La iniciación culminaba el Día de las Antorchas, una ceremonia nocturna que recorría los hitos fundamentales de la biografía de Alejandro desde su concepción, fruto de la unión de su madre con el héroe Podalirio -vástago de Asclepio y médico de los aqueos en el sitio de Troya-, con la que subrayaba su supuesta ascendencia divina y su talento sobrenatural para la medicina. A continuación, como si de un trasunto Endimión se tratara, Alejandro se interpretaba a sí mismo en una pieza que giraba en torno a su romance con Selene -la cual descendía del techo como si lo hiciera del mismo cielo- y el nacimiento de su hija, la futura esposa de Rutiliano. Durante las danzas -comunes en este tipo de rituales-, Alejandro exhibía un muslo dorado que resplandecía a la luz del fuego y apuntaba a su afinidad con Pitágoras de Samos, que algunos creían reencarnado en su persona.
Al término de la ceremonia, Alejandro, engalanado con exquisitos ropajes litúrgicos, regresaba ante los iniciandos y quebraba el silencio reinante con un estentóreo «¡Viva Glycón!», que repetía una y otra vez y hallaba su réplica en los «¡Viva Alejandro!» entonados por el séquito que le seguía.
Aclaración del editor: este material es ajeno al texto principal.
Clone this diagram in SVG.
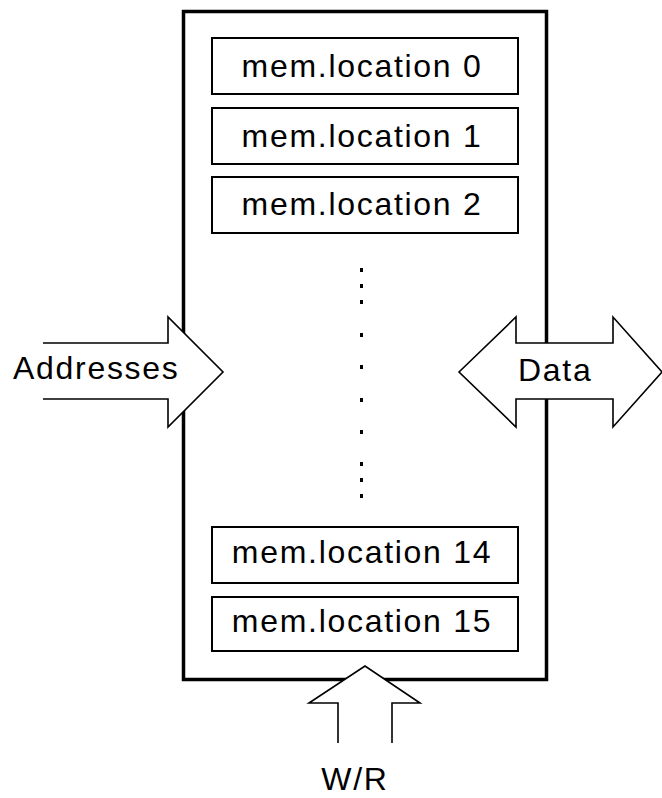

A pesar de los esfuerzos de Luciano por desacreditar a Alejandro, las evidencias arqueológicas sugieren que el culto sobrevivió al menos un siglo a su creador, que en adelante fue reverenciado como héroe oracular del santuario. Para entonces, Abonutico había sido rebautizada como Ionópolis -es decir, la ciudad de Ión, antepasado mítico de los jonios- por gracia del emperador y su controvertido oráculo se había transformado en una de las señas de identidad de la otrora insignificante urbe.